脳に電気ショックを与えることで、脳卒中による脳へのダメージを抑えることができるようだ。高精細(HD)陰極経頭蓋直流電気刺激(C-tDCS)と呼ばれる非侵襲的な治療法により、急性虚血性脳卒中(AIS、脳梗塞)の原因となった血栓周辺の血流が増加し、脳にそれ以上のダメージが及ぶのを防げる可能性のあることが明らかになった。米カリフォルニア大学ロサンゼルス校(UCLA)David Geffen School of Medicine神経学分野のMersedeh Bahr-Hosseini氏らが実施したこのパイロット試験は、「JAMA Network Open」に6月21日掲載された。
Bahr-Hosseini氏らの研究は、脳梗塞に対するHD C-tDCSによる治療の有効性を、ランダム化比較試験で初めて検討したもの。対象は、脳梗塞の発症から24時間以内に治療を受け、ペナンブラの存在が画像検査で確認され、再灌流療法の適格外であった患者10人。ペナンブラとは、脳梗塞により血流が低下しているものの細胞死には至っていないため、早期に血流を再開させれば回復が見込める脳の領域のこと。対象者のうちの7人は梗塞の生じた部位に電流を流す群(平均年齢75歳、電気刺激群)、3人はシャム(偽)刺激を流す群(平均年齢77歳、偽刺激群)にランダムに割り付けられた。まず4人(電気刺激群3人と偽刺激群1人)に1mAのHD C-tDCSまたは偽刺激を20分間流し、次いで、6人(電気刺激群4人と偽刺激群2人)に2mAのHD C-tDCSまたは偽刺激を20分間流した。
全対象者が治療を途中で中断することなく完了した。電気刺激を与えた部位の皮膚に変色や発疹は認められなかった。治療により、電気刺激群では、低灌流領域が中央値で100%〔四分位範囲(IQR)46〜100%〕減少したのに対し、偽刺激群では325%(同112〜412%)増加していた。また、電気刺激群のペナンブラの救済率は中央値で66%(IQR 29〜80.5%)だったのに対し、シャム群では0%(同0〜0%)だった。さらに、脳画像検査からは、電気刺激群で治療後に血流が中央値で64%増加し、電気刺激が強いほど血流の増加の程度も大きかったが、偽刺激群では逆に、血流が中央値で4%減少したことが示された。

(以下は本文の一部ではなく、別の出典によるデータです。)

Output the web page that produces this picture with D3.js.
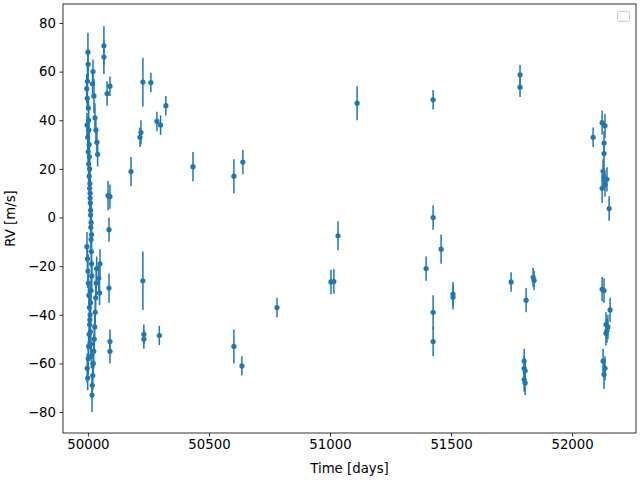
<!DOCTYPE html>
<html>
<head>
<meta charset="utf-8">
<script src="https://cdn.jsdelivr.net/npm/d3@7"></script>
<style>
body { margin: 0; background: #fff; }
text { font-family: "DejaVu Sans", sans-serif; }
</style>
</head>
<body>
<svg width="640" height="480"></svg>
<script>
var times = [
  49995, 49997, 49998, 50000, 50001, 50002, 50003, 50004, 50005, 50006,
  50007, 50008, 50009, 50010, 50011, 50012, 50013, 50014, 50015, 50016,
  49996, 49999, 50001, 50003, 50005, 50007, 50009, 50011, 50013, 50015,
  49996, 49998, 50000, 50002, 50004, 50006, 50008, 50010, 50012, 50014,
  49997, 49999, 50001, 50003, 50005, 50007, 50009, 50011, 50013, 50017,
  50018, 50020, 50022, 50024, 50026, 50028, 50030, 50032, 50034, 50036,
  50019, 50021, 50025, 50029, 50033, 50037, 50040, 50045, 50048, 50050,
  50066, 50066, 50079, 50091, 50083, 50091, 50087, 50087, 50091, 50091,
  50178, 50215, 50219, 50227, 50227, 50231, 50231, 50260, 50285, 50300,
  50322, 50295, 50434, 50603, 50640, 50603, 50636, 50781, 51004, 51016,
  51033, 51112, 51397, 51426, 51426, 51426, 51426, 51459, 51508, 51508,
  51748, 51785, 51785, 51802, 51802, 51806, 51802, 51806, 51810, 51839,
  51843, 52087, 52124, 52124, 52136, 52132, 52132, 52128, 52132, 52136,
  52144, 52153, 52124, 52132, 52128, 52136, 52132, 52140, 52144, 52148,
  52157, 52140
];
var rv = [
  53, 49, 56, 68, 63, 45, 40, 36, 30, 25,
  20, 14, 10, 6, 1, -4, -9, -14, -19, -24,
  38, 33, 27, 22, 17, 12, 8, 3, -2, -7,
  -12, -17, -22, -27, -32, -37, -42, -47, -52, -57,
  -62, -66, -58, -53, -48, -44, -40, -35, -30, -73,
  -69, -65, -60, -55, -50, -45, -39, -33, -27, -21,
  55, 60, 50, 41, 36, 31, 26, -25, -31, -19,
  70.6, 66, 51, 54, 9, 8.6, -5, -29, -51, -55,
  18.9, 33, 35, 55.7, -26, -48, -50, 55.5, 39.5, 38,
  46, -48.5, 20.9, 17, 22.8, -53, -61, -37, -26.5, -26.3,
  -7.5, 47, -21, 48.4, 0, -39, -51, -13, -31.5, -32.8,
  -26.5, 58.7, 53.6, -59, -62, -63, -66.6, -68, -34, -24.6,
  -25.9, 33, 39, 12, 37.7, 30.6, 26.3, 19, 16.5, 13.5,
  15.7, 3.7, -29.5, -30, -59, -62, -64.5, -44, -46.5, -45,
  -38, -47.6
];
var err = [
  6, 5, 7, 8, 6, 5, 6, 5, 7, 6,
  5, 6, 7, 5, 6, 5, 6, 7, 5, 6,
  5, 6, 5, 7, 6, 5, 6, 5, 7, 6,
  6, 5, 7, 6, 5, 6, 7, 5, 6, 5,
  6, 5, 7, 6, 5, 6, 5, 7, 6, 7,
  5, 6, 5, 7, 6, 5, 6, 5, 6, 5,
  6, 5, 7, 6, 5, 6, 5, 6, 5, 6,
  8, 7, 5, 4, 6, 5, 5, 6, 5, 5,
  6, 4, 5, 10, 12, 4, 4, 4, 4, 4,
  4, 4, 6, 7, 5, 7, 4, 4, 5, 5,
  6, 7, 5, 4, 5, 7, 6, 6, 5, 5,
  4, 4, 4, 5, 5, 5, 5, 5, 5, 4,
  4, 4, 5, 6, 5, 5, 5, 5, 5, 5,
  5, 5, 5, 5, 5, 5, 6, 5, 5, 5,
  5, 5
];
var xTicks = [50000, 50500, 51000, 51500, 52000];
var yTicks = [-80, -60, -40, -20, 0, 20, 40, 60, 80];

var svg = d3.select('svg');
var mLeft = 63, mRight = 636, mTop = 4, mBottom = 433;
var col = '#1f77b4';

var x = d3.scaleLinear().domain([49897, 52264]).range([mLeft, mRight]);
var y = d3.scaleLinear().domain([-88.6, 87.8]).range([mBottom, mTop]);

var data = times.map(function(t, i) { return {t: t, v: rv[i], e: err[i]}; });

// error bars
svg.append('g').selectAll('line')
  .data(data).enter().append('line')
  .attr('x1', function(d) { return x(d.t); })
  .attr('x2', function(d) { return x(d.t); })
  .attr('y1', function(d) { return y(d.v - d.e); })
  .attr('y2', function(d) { return y(d.v + d.e); })
  .style('stroke', col).style('stroke-width', 1.5);

svg.append('g').selectAll('circle')
  .data(data).enter().append('circle')
  .attr('cx', function(d) { return x(d.t); })
  .attr('cy', function(d) { return y(d.v); })
  .attr('r', 2.6).style('fill', col);

// axes
var xa = svg.append('g').attr('transform', 'translate(0,' + mBottom + ')')
  .call(d3.axisBottom(x).tickValues(xTicks).tickFormat(d3.format('d')).tickSizeOuter(0).tickSize(3.5).tickPadding(3.5));
var ya = svg.append('g').attr('transform', 'translate(' + mLeft + ',0)')
  .call(d3.axisLeft(y).tickValues(yTicks).tickFormat(d3.format('d')).tickSizeOuter(0).tickSize(3.5).tickPadding(3.5));
[xa, ya].forEach(function(a) {
  a.select('.domain').remove();
  a.selectAll('text').style('font-size', '13.3px').style('fill', '#000')
    .style('font-family', '"DejaVu Sans", sans-serif');
  a.selectAll('line').style('stroke', '#000').style('stroke-width', 0.8);
});
ya.selectAll('text').text(function(d) { return d < 0 ? '\u2212' + (-d) : d; });

svg.append('rect').attr('x', mLeft).attr('y', mTop)
  .attr('width', mRight - mLeft).attr('height', mBottom - mTop)
  .style('fill', 'none').style('stroke', '#000').style('stroke-width', 0.8);

svg.append('text').attr('x', (mLeft + mRight) / 2).attr('y', 473)
  .attr('text-anchor', 'middle').style('font-size', '13.3px').text('Time [days]');
svg.append('text').attr('transform', 'translate(15,' + (mTop + mBottom) / 2 + ') rotate(-90)')
  .attr('text-anchor', 'middle').style('font-size', '13.3px').text('RV [m/s]');

// empty legend box
svg.append('rect').attr('x', 617.5).attr('y', 11.5).attr('width', 12).attr('height', 10)
  .attr('rx', 2).style('fill', '#fff').style('stroke', '#ccc').style('stroke-width', 1);
</script>
</body>
</html>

こうした結果を受けてBahr-Hosseini氏は、「この治療法は、緊急時に効率的に使用できる可能性がある。忍容性も高く、脳梗塞によるダメージを受けた組織を回復させる上で、非常に有望な手段となり得ることが示された」と語る。その上で、「うまくいけば近い将来、この治療法の安全性と有効性をさらに検討することができるだろう」と話している。
Bahr-Hosseini氏は、「この治療法は、脳の血流を促進することによって効果を発揮するが、電流に反応するのは脳組織や脳神経細胞だけではないとわれわれは考えている。血管も、電流に対して通常は血管の拡張という形で反応する。そうすることで、より多くの血液が脳に流れ込み、血管を損傷から守ることができる」と話す。このような血流の増加と血管の拡張は、脳梗塞の原因となっている血栓を溶解する可能性もあるという。さらに同氏は、電気刺激は、脳への攻撃に反応して脳細胞が起こしている過剰な神経活動を停止させ、脳組織を保護する可能性もあるとの考えも示している。
なお、脳梗塞に対する主な治療法は、詰まっている血栓を薬剤により溶かす血栓溶解療法と、デバイスを使って直接回収・除去する血栓回収療法が一般的だ。しかし、Bahr-Hosseini氏によると、脳梗塞患者の多くはこれらの治療法が適応外であり、これらの治療を受けた患者でも、その20〜30%程度に障害が残るという。
米ロング・アイランド・ジューイッシュ医療センターのRichard Libman氏は、「この研究結果は非常に興味深く、また、脳梗塞の革新的な治療法として有望な可能性がある」と期待を寄せる。同氏は、HD C-tDCSが現行の血栓溶解療法や血栓回収療法と併用しても何ら問題がない点についても指摘。「この治療法の有効性が確立されれば、脳梗塞に対する標準治療の一つになる可能性もある」との見方を示している。